La Vie immobile : Nature morte?
Avec La Vie immobile (Dead Nature), la Galerie d’art d’Ottawa dépoussière la traditionnelle nature morte au moyen de l’interprétation novatrice de trois artistes canadiens.
Comment interpréter la nature morte en 2005? Louis Joncas, Rachel Echenberg et Kelly Mark nous proposent des vanitas, façon contemporaine.
Les vanitas des 16e et 17e siècles portaient un regard critique sur l’opulence de leur époque en présentant des compositions saturées de fleurs, de fruits et de carcasses d’animaux. Avec les nouvelles technologies, la pollution, les disparités sociales, la consommation à outrance, sommes-nous encore capables de porter un regard détaché mais éclairé sur les valeurs véhiculées par notre société?
Louis Joncas trouve une piste de réponse en réactualisant la nature morte grâce à ses photographies de grand format étalant devant nous des déchets, tels des objets précieux tout aussi valides que les voluptueux fruits d’autrefois. Les 12 photographies proviennent de deux séries pertinemment intitulées Série Vanitas et Série Détritus. Créées entre 1994 et 2003, les œuvres de Joncas reprennent des éléments ordinaires et éphémères d’une vie, tels les jouets brisés, les déchets de table, les condoms, les poussières de la sécheuse et même la drogue. Les images puissantes renferment un monde en elles-mêmes, l’évocation d’une action a priori banale mais faisant allusion au gaspillage et à l’indifférence au quotidien. Les rebuts de notre modernité ainsi disposés et offerts à notre analyse ne peuvent qu’illustrer de façon cinglante la disparité entre notre style de vie et celui d’autres pays moins fortunés. Les photographies nous renvoient à notre responsabilité, à nos choix sociaux et individuels.

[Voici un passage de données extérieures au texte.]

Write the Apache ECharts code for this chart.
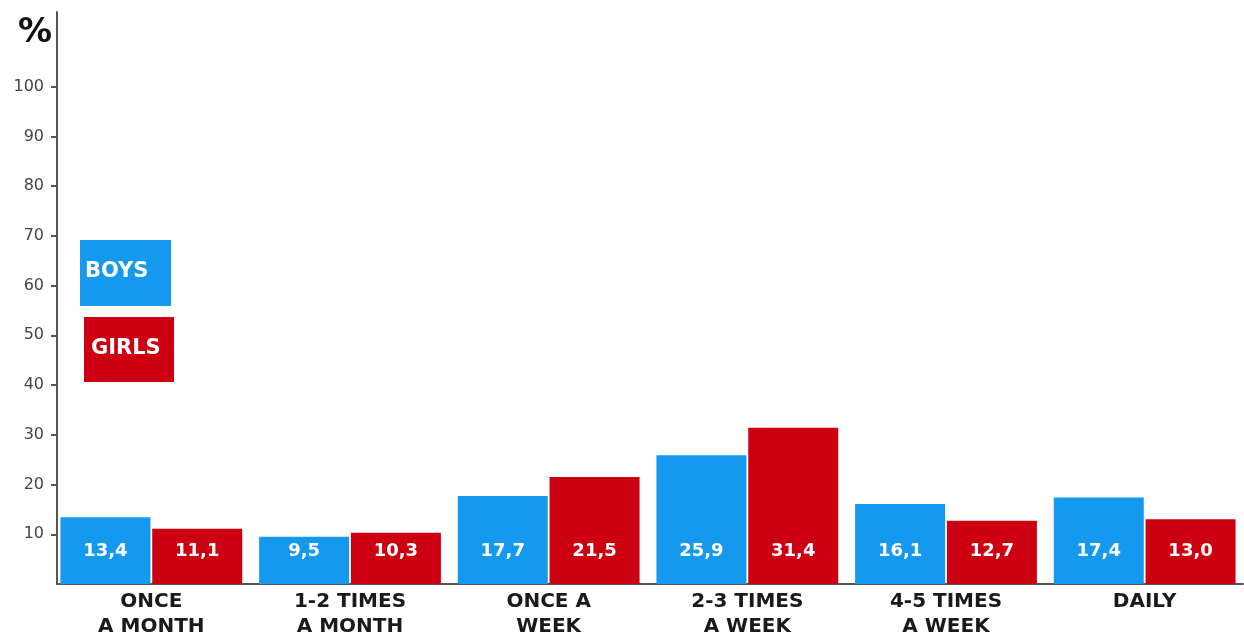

Pour sa part, l’artiste Rachel Echenberg inverse les rôles: l’Homme est passif et subit les affres de la nature. La vidéaste présente une série intitulée Blanket, qui met en scène un personnage inanimé dans diverses situations. La vidéo Blanket (Snow) nous montre une jeune femme emmitouflée, couchée sur un banc de parc. Une forte neige tombe et elle en est recouverte. Est-elle morte? Dort-elle? A-t-elle choisi de son propre gré de se reposer ainsi? L’artiste doit physiquement endurer les conditions naturelles, s’adapter à son environnement. Dans Blanket (Tides), c’est la mer qui éprouve l’artiste allongée sur la plage, tout près de l’eau. Et la marée monte… La vidéo Blanket (Pigeons) montre notre personnage littéralement submergée par une flopée de pigeons qui s’en donnent à cœur joie. Dans ses vidéos, Echenberg se transforme en objet inerte, en rebut que la nature récupère, recycle et décompose.
L’artiste Kelly Mark présente des œuvres très différentes les unes des autres; leur lien avec le thème de l’exposition est donc moins évident. L’œuvre intitulée Knife Collection, un ready-made, est composée d’ustensiles de cuisine collectionnés par l’artiste et simplement ordonnés au mur sur une tige métallique aimantée. Cette œuvre documente et présente des artéfacts et le kitsch de la vie quotidienne. The 12 Apostles consiste en une série de 12 grandes impressions couleur d’un mannequin photographié tous les mois. Ces images aux couleurs vives attirent le regard, mais ce sont les détails qui fascinent. Le regard figé est toujours le même, mais les réflexions dans la vitrine témoignent du temps qui passe. Une image de la femme figée dans le temps, aux prises avec notre société de consommation.